** begin **

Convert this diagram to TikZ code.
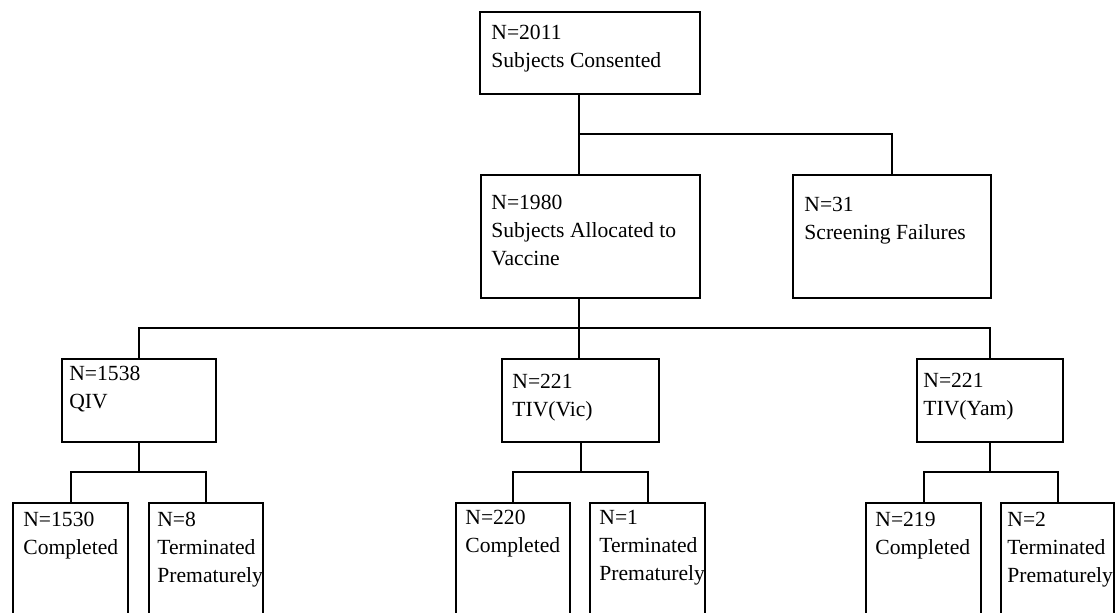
\documentclass[tikz,border=0pt]{standalone}
\usepackage{fontspec}
\setmainfont{Liberation Serif}
\tikzset{
  box/.style={draw, line width=1pt, inner sep=0pt, anchor=north west},
  txt/.style={anchor=north west, inner sep=0pt, align=left, font=\fontsize{10.8}{14}\selectfont},
  link/.style={draw, line width=1pt}
}
\begin{document}
\begin{tikzpicture}[x=0.5pt, y=-0.5pt]
  \useasboundingbox (0,0) rectangle (1117,612);
  \clip (0,0) rectangle (1117,612);
  % boxes
  \node[box, minimum width=110pt, minimum height=41pt] (consent) at (479,11) {};
  \node[box, minimum width=109.5pt, minimum height=61.5pt] (alloc) at (480,174) {};
  \node[box, minimum width=99pt, minimum height=61.5pt] (screen) at (792,174) {};
  \node[box, minimum width=77pt, minimum height=41.5pt] (qiv) at (61,358) {};
  \node[box, minimum width=78.5pt, minimum height=41.5pt] (vic) at (501,358) {};
  \node[box, minimum width=73pt, minimum height=41.5pt] (yam) at (916,358) {};
  \node[box, minimum width=57.5pt, minimum height=75pt] (qcomp) at (12,502) {};
  \node[box, minimum width=57pt, minimum height=75pt] (qterm) at (148,502) {};
  \node[box, minimum width=57pt, minimum height=75pt] (vcomp) at (455,502) {};
  \node[box, minimum width=57.5pt, minimum height=75pt] (vterm) at (589,502) {};
  \node[box, minimum width=57.5pt, minimum height=75pt] (ycomp) at (865,502) {};
  \node[box, minimum width=56.5pt, minimum height=75pt] (yterm) at (1000,502) {};
  % texts
  \node[txt] (consent-t) at ([shift={(12,14)}]consent.north west) {N=2011\\Subjects Consented};
  \node[txt] (alloc-t) at ([shift={(11,21)}]alloc.north west) {N=1980\\Subjects Allocated to\\Vaccine};
  \node[txt] (screen-t) at ([shift={(12,23)}]screen.north west) {N=31\\Screening Failures};
  \node[txt] (qiv-t) at ([shift={(8,8)}]qiv.north west) {N=1538\\QIV};
  \node[txt] (vic-t) at ([shift={(11,16)}]vic.north west) {N=221\\TIV(Vic)};
  \node[txt] (yam-t) at ([shift={(7,15)}]yam.north west) {N=221\\TIV(Yam)};
  \node[txt] (qcomp-t) at ([shift={(11,10)}]qcomp.north west) {N=1530\\Completed};
  \node[txt] (qterm-t) at ([shift={(9,10)}]qterm.north west) {N=8\\Terminated\\Prematurely};
  \node[txt] (vcomp-t) at ([shift={(10,8)}]vcomp.north west) {N=220\\Completed};
  \node[txt] (vterm-t) at ([shift={(10,8)}]vterm.north west) {N=1\\Terminated\\Prematurely};
  \node[txt] (ycomp-t) at ([shift={(10,10)}]ycomp.north west) {N=219\\Completed};
  \node[txt] (yterm-t) at ([shift={(7,10)}]yterm.north west) {N=2\\Terminated\\Prematurely};
  % connectors
  \coordinate (trunk) at (579,0);
  \coordinate (split1) at (579,134);
  \coordinate (split2) at (579,328);
  \draw[link] (trunk |- consent.south) -- (trunk |- alloc.north);
  \draw[link] (split1) -| (screen.north);
  \draw[link] (trunk |- alloc.south) -- (trunk |- vic.north);
  \draw[link] (qiv.north) |- (split2) -| (yam.north);
  \draw[link] (qiv.south) -- ++(0,29) coordinate (qsplit);
  \draw[link] (qcomp.north) |- (qsplit) -| (qterm.north);
  \draw[link] (vic.south) -- ++(0,29) coordinate (vsplit);
  \draw[link] (vcomp.north) |- (vsplit) -| (vterm.north);
  \draw[link] (yam.south) -- ++(0,29) coordinate (ysplit);
  \draw[link] (ycomp.north) |- (ysplit) -| (yterm.north);
\end{tikzpicture}
\end{document}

** end **

Short exercise -
Copy out all the data exactly; skip the pictures.

Output for this exercise -
Convert this diagram to TikZ code.
\documentclass[tikz,border=0pt]{standalone}
\usepackage{fontspec}
\setmainfont{Liberation Serif}
\tikzset{
  box/.style={draw, line width=1pt, inner sep=0pt, anchor=north west},
  txt/.style={anchor=north west, inner sep=0pt, align=left, font=\fontsize{10.8}{14}\selectfont},
  link/.style={draw, line width=1pt}
}
\begin{document}
\begin{tikzpicture}[x=0.5pt, y=-0.5pt]
  \useasboundingbox (0,0) rectangle (1117,612);
  \clip (0,0) rectangle (1117,612);
  % boxes
  \node[box, minimum width=110pt, minimum height=41pt] (consent) at (479,11) {};
  \node[box, minimum width=109.5pt, minimum height=61.5pt] (alloc) at (480,174) {};
  \node[box, minimum width=99pt, minimum height=61.5pt] (screen) at (792,174) {};
  \node[box, minimum width=77pt, minimum height=41.5pt] (qiv) at (61,358) {};
  \node[box, minimum width=78.5pt, minimum height=41.5pt] (vic) at (501,358) {};
  \node[box, minimum width=73pt, minimum height=41.5pt] (yam) at (916,358) {};
  \node[box, minimum width=57.5pt, minimum height=75pt] (qcomp) at (12,502) {};
  \node[box, minimum width=57pt, minimum height=75pt] (qterm) at (148,502) {};
  \node[box, minimum width=57pt, minimum height=75pt] (vcomp) at (455,502) {};
  \node[box, minimum width=57.5pt, minimum height=75pt] (vterm) at (589,502) {};
  \node[box, minimum width=57.5pt, minimum height=75pt] (ycomp) at (865,502) {};
  \node[box, minimum width=56.5pt, minimum height=75pt] (yterm) at (1000,502) {};
  % texts
  \node[txt] (consent-t) at ([shift={(12,14)}]consent.north west) {N=2011\\Subjects Consented};
  \node[txt] (alloc-t) at ([shift={(11,21)}]alloc.north west) {N=1980\\Subjects Allocated to\\Vaccine};
  \node[txt] (screen-t) at ([shift={(12,23)}]screen.north west) {N=31\\Screening Failures};
  \node[txt] (qiv-t) at ([shift={(8,8)}]qiv.north west) {N=1538\\QIV};
  \node[txt] (vic-t) at ([shift={(11,16)}]vic.north west) {N=221\\TIV(Vic)};
  \node[txt] (yam-t) at ([shift={(7,15)}]yam.north west) {N=221\\TIV(Yam)};
  \node[txt] (qcomp-t) at ([shift={(11,10)}]qcomp.north west) {N=1530\\Completed};
  \node[txt] (qterm-t) at ([shift={(9,10)}]qterm.north west) {N=8\\Terminated\\Prematurely};
  \node[txt] (vcomp-t) at ([shift={(10,8)}]vcomp.north west) {N=220\\Completed};
  \node[txt] (vterm-t) at ([shift={(10,8)}]vterm.north west) {N=1\\Terminated\\Prematurely};
  \node[txt] (ycomp-t) at ([shift={(10,10)}]ycomp.north west) {N=219\\Completed};
  \node[txt] (yterm-t) at ([shift={(7,10)}]yterm.north west) {N=2\\Terminated\\Prematurely};
  % connectors
  \coordinate (trunk) at (579,0);
  \coordinate (split1) at (579,134);
  \coordinate (split2) at (579,328);
  \draw[link] (trunk |- consent.south) -- (trunk |- alloc.north);
  \draw[link] (split1) -| (screen.north);
  \draw[link] (trunk |- alloc.south) -- (trunk |- vic.north);
  \draw[link] (qiv.north) |- (split2) -| (yam.north);
  \draw[link] (qiv.south) -- ++(0,29) coordinate (qsplit);
  \draw[link] (qcomp.north) |- (qsplit) -| (qterm.north);
  \draw[link] (vic.south) -- ++(0,29) coordinate (vsplit);
  \draw[link] (vcomp.north) |- (vsplit) -| (vterm.north);
  \draw[link] (yam.south) -- ++(0,29) coordinate (ysplit);
  \draw[link] (ycomp.north) |- (ysplit) -| (yterm.north);
\end{tikzpicture}
\end{document}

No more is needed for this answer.